Figure 1.

Human ATM’s domain map. ATM is a large gene with 66 exons and consists of multiple domains that allow its protein to directly interact with numerous regulators, partners, and downstream targets. In its N terminus, ATM contains a Nuclear Localization Signal that enables its nuclear translocation. ATM also uses its N-terminus for interacting with chromatin, substrates and partners, for instance, p53, LKB1, NBS1, among others. The putative leucine zipper motif on ATM N-terminus is documented to be essential for its dimerization and interaction with other partners or substrates. On its C-terminus, ATM has a FAT (FRAP, ATM and TRRAP proteins) domain which contains autophosphorylation sites and is critical for substrate binding.
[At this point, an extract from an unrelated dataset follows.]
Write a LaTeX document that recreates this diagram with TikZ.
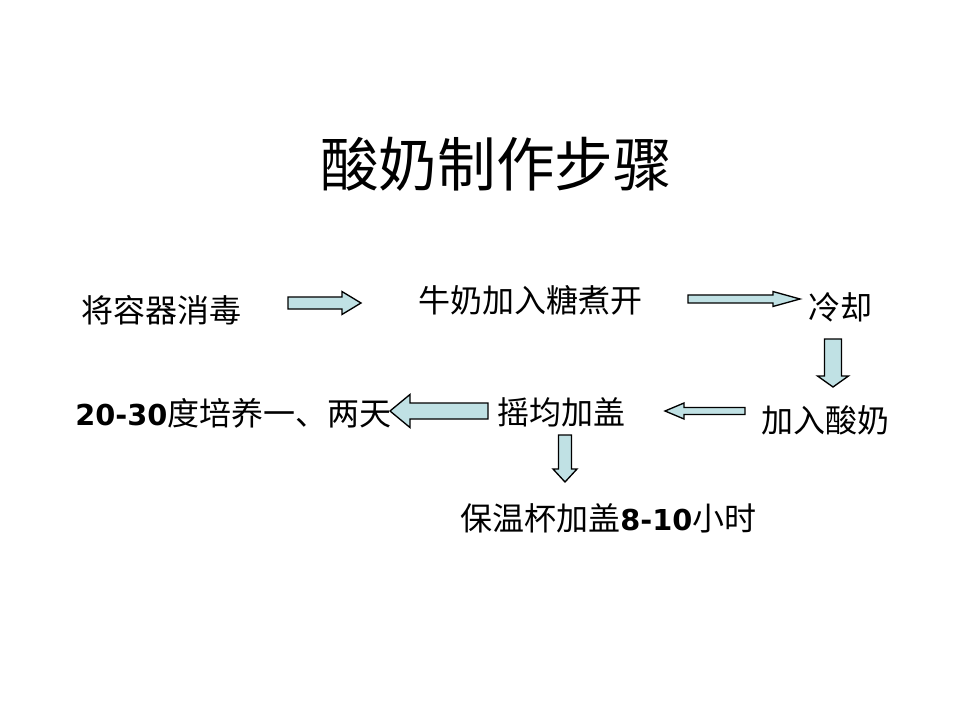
\documentclass[tikz,border=0pt]{standalone}
\usepackage{fontspec}
\setmainfont{Liberation Serif}
\newfontfamily\cjk{Noto Sans CJK SC}
\newfontfamily\numfont[Scale=0.9]{DejaVu Sans}
\usetikzlibrary{calc}
\definecolor{arrowfill}{RGB}{192,225,228}

\tikzset{
  step text/.style={font=\fontsize{24}{28}\selectfont\cjk, inner sep=0pt, anchor=base},
  title text/.style={font=\fontsize{44}{52}\selectfont\cjk, inner sep=0pt, anchor=base},
  block arrow/.style={draw=black, line width=1pt, fill=arrowfill, line join=miter},
}

% block arrow from #1 to #2: shaft half-width #3, head half-width #4, head length #5
\newcommand{\blockarrow}[5]{%
  \path ($(#2)!#5!(#1)$) coordinate (bah);
  \draw[block arrow] ($(#1)!#3!90:(#2)$) -- ($(bah)!#3!90:(#2)$) -- ($(bah)!#4!90:(#2)$)
    -- (#2) -- ($(bah)!#4!-90:(#2)$) -- ($(bah)!#3!-90:(#2)$) -- ($(#1)!#3!-90:(#2)$) -- cycle;
}

\begin{document}
\begin{tikzpicture}[x=0.75pt, y=-0.75pt]
  \fill[white] (0,0) rectangle (960,720);
  \useasboundingbox (0,0) rectangle (960,720);

  % title
  \node[title text] (title) at (496,187) {酸奶制作步骤};

  % steps
  \node[step text] (disinfect) at (161,322) {将容器消毒};
  \node[step text] (boil) at (530,312) {牛奶加入糖煮开};
  \node[step text] (cool) at (840,320) {冷却};
  \node[step text] (addyog) at (825,432) {加入酸奶};
  \node[step text] (shake) at (561,424) {摇均加盖};
  \node[step text, anchor=base west] (incubate) at (75,425) {{\numfont\bfseries 20-30}度培养一、两天};
  \node[step text, anchor=base west] (flask) at (460,530) {保温杯加盖{\numfont\bfseries 8-10}小时};

  % arrow end points
  \coordinate (a1s) at (288,303); \coordinate (a1e) at (361,303);
  \coordinate (a2s) at (688,299); \coordinate (a2e) at (800,299);
  \coordinate (a3s) at (833,339); \coordinate (a3e) at (833,387);
  \coordinate (a4s) at (745,411); \coordinate (a4e) at (665,411);
  \coordinate (a5s) at (488,411); \coordinate (a5e) at (390,411);
  \coordinate (a6s) at (565,435); \coordinate (a6e) at (565,482);

  \blockarrow{a1s}{a1e}{4.5pt}{8.6pt}{14.25pt}
  \blockarrow{a2s}{a2e}{3pt}{5.6pt}{20.25pt}
  \blockarrow{a3s}{a3e}{6.4pt}{11.6pt}{8.25pt}
  \blockarrow{a4s}{a4e}{2.6pt}{6pt}{14.25pt}
  \blockarrow{a5s}{a5e}{6pt}{12.4pt}{15pt}
  \blockarrow{a6s}{a6e}{4.9pt}{9pt}{9.75pt}
\end{tikzpicture}
\end{document}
As a kinase, ATM has a serine/threonine kinase domain that is highly homologous to that of the PI3K. At the end of its C-terminus is the FATC domain that is essential for ATM full activation and interactions with partners. Of note, ATM contains multiple important autophosphorylation sites that can substantially affect its functions. For instance, Ser367, Ser1893, Ser1981, and Ser2996 are auto-phosphorylated after irradiation. Thr1885 is not induced by irradiation. In human cells, autophosphorylation on three residues Ser367, Ser1893, Ser1981, and acetylation on Lys3016 have been shown to be important for ATM activation. Aurora B phosphorylates ATM at Ser1403 during mitosis. Importantly, ATM also has 49 α helical HEAT motifs whose name is derived from huntingtin, elongation factor 3, the A subunit of protein phosphatase 2A, and target of rapamycin 1 (TOR1). These motifs serve as scaffolds and are critical for ATM interactions with proteins and DNA.